In the conventional p-i-n semiconductor photodetector of the above-described construction, connecting an anode of the biasing power source 11 to the biasing electrode 8 attached to the n-type semiconductor region 6, the biasing electrode 7 attached to the p-type semiconductor region 4 to the ground through the load 12, and a cathode of the depleting power source 13, whose anode is grounded, to the depletion electrode 9, results in the formation of a depleted layer which extends from the side of the single crystal semiconductor substrate 1 to the side of the i-type semiconductor region 5 of the single crystal semiconductor layer 3 with a dimension depending on the value of a voltage for depletion obtained from the depleting power source 13. This occurs because the cathode side of the depleting power source 13 is connected to the depleting electrode 9 between the depleting electrode 9 and the ground.

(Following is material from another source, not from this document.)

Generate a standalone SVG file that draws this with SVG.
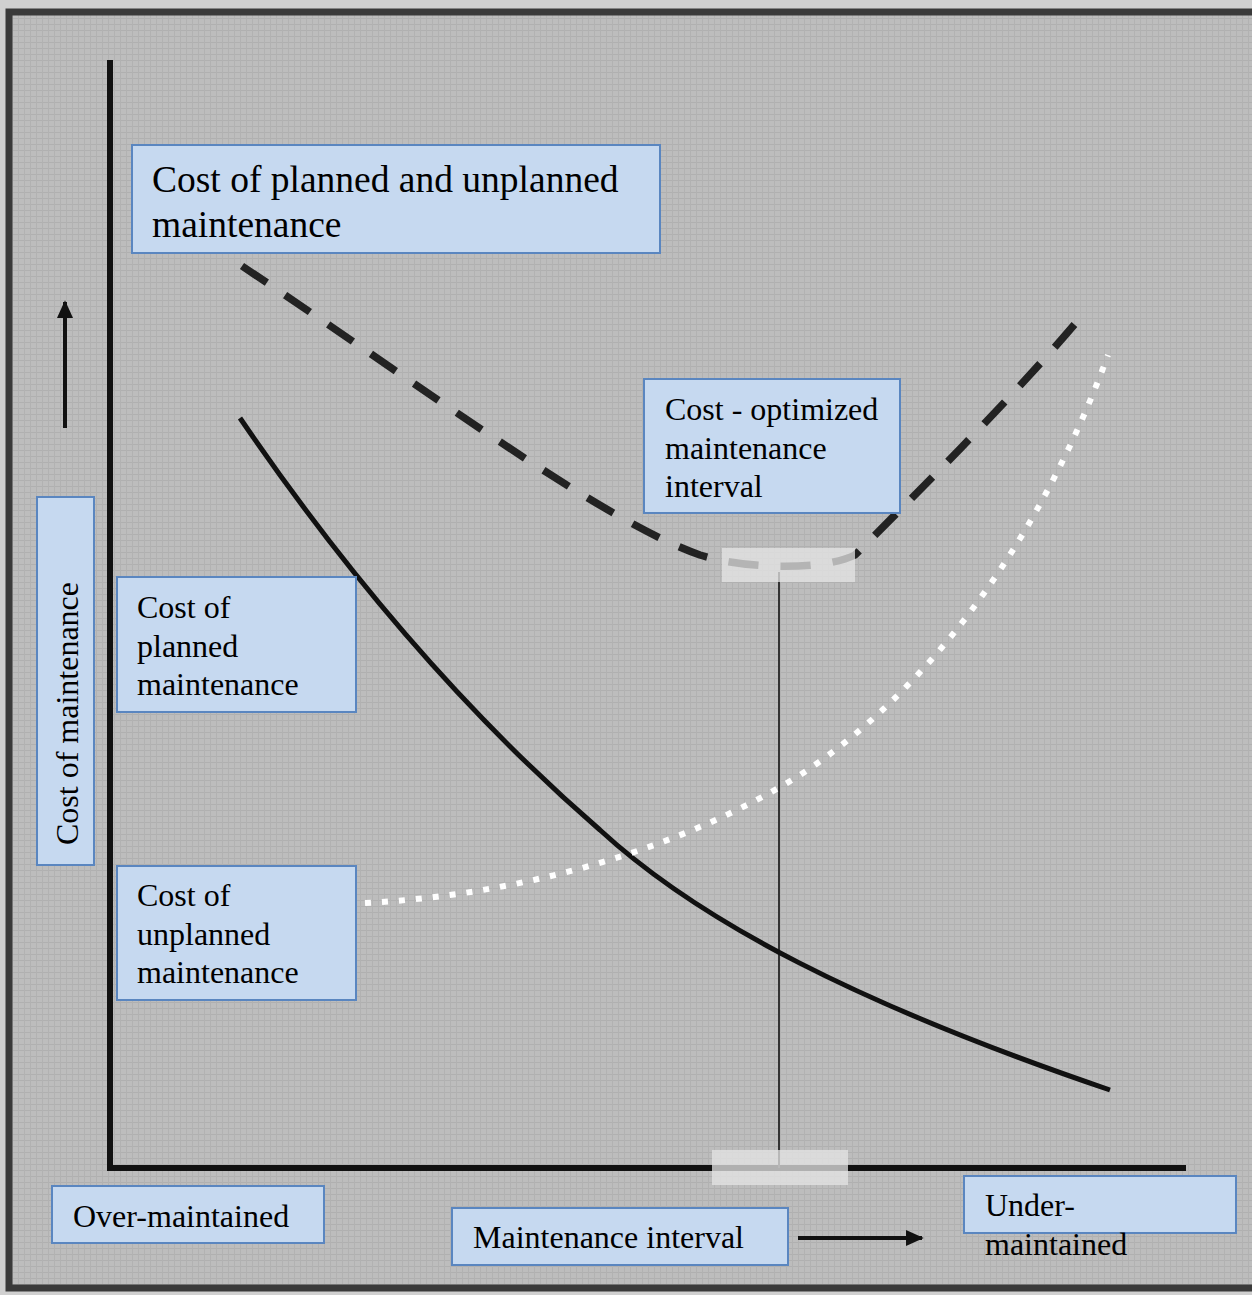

For this reason, use of a power source, as the depleting power source 13, which can provide a voltage sufficient to deplete all over the i-type semiconductor region 5 will allow depletion of the i-type semiconductor region 5 entirely.
If the i-type semiconductor region 5 is fully depleted as described above, there is formed in the depleted i-type semiconductor region 5 a drift electric field which drifts the carriers therein in the direction bridging the p-type semiconductor region 4 and n-type semiconductor region 6.
Since the biasing power source 11 is connected to the biasing electrodes 7 and 8 through the load 12, even if the i-type semiconductor region 5 is depleted due to the biasing voltage obtained from the biasing power source 11, the depletion does not distribute all over the i-type semiconductor region 5 for various practical reasons, for example, (1) it is impossible to elevate the biasing voltage to be obtained from the biasing power source 11 to a value higher than the voltage of 2 to 3.3 V currently obtained from the power source for driving the semiconductor integrated circuits described below; (2) in practice, the power source for driving a semiconductor integrated circuit is used as the biasing power source 11 since it is advantageous to use a driving power source providing a relatively low voltage as low as 2 to 3.3V as used in semiconductor integrated circuits when it is contemplated to construct a semiconductor integrated circuit comprising a p-i-n semiconductor photodetector and an insulated gate transistor, in which an optical detected output from the currently explained p-i-n semiconductor in a manner as described below is input to the insulated gate transistor; and (3) the i-type semiconductor region 5 in fact contains a relatively high concentration of a p-type or n-type dopant.
Also, according to the conventional p-i-n semiconductor photodetector as shown in FIGS. 1 and 2, in a state that the i-type semiconductor region 5 is depleted all over the region and a drift electric field is generated in the i-type semiconductor region 5, inputting a light from the main surface 3a to the single crystal semiconductor layer 3 generates in the single crystal semiconductor layer 3 carriers, i.e., electrons or holes, within the depleted i-type semiconductor region 5, and the electrons or holes are allowed to drift toward the p-type semiconductor region 4 or n-type semiconductor region 6, respectively, due to the drift electric field. This causes photocurrent to flow in the load 12 depending on the input light so that a voltage depending on the input light appears as an optical detected output from the both ends of the load 12 in a high response speed. Thus, a function of p-i-n semiconductor photodetector can be obtained.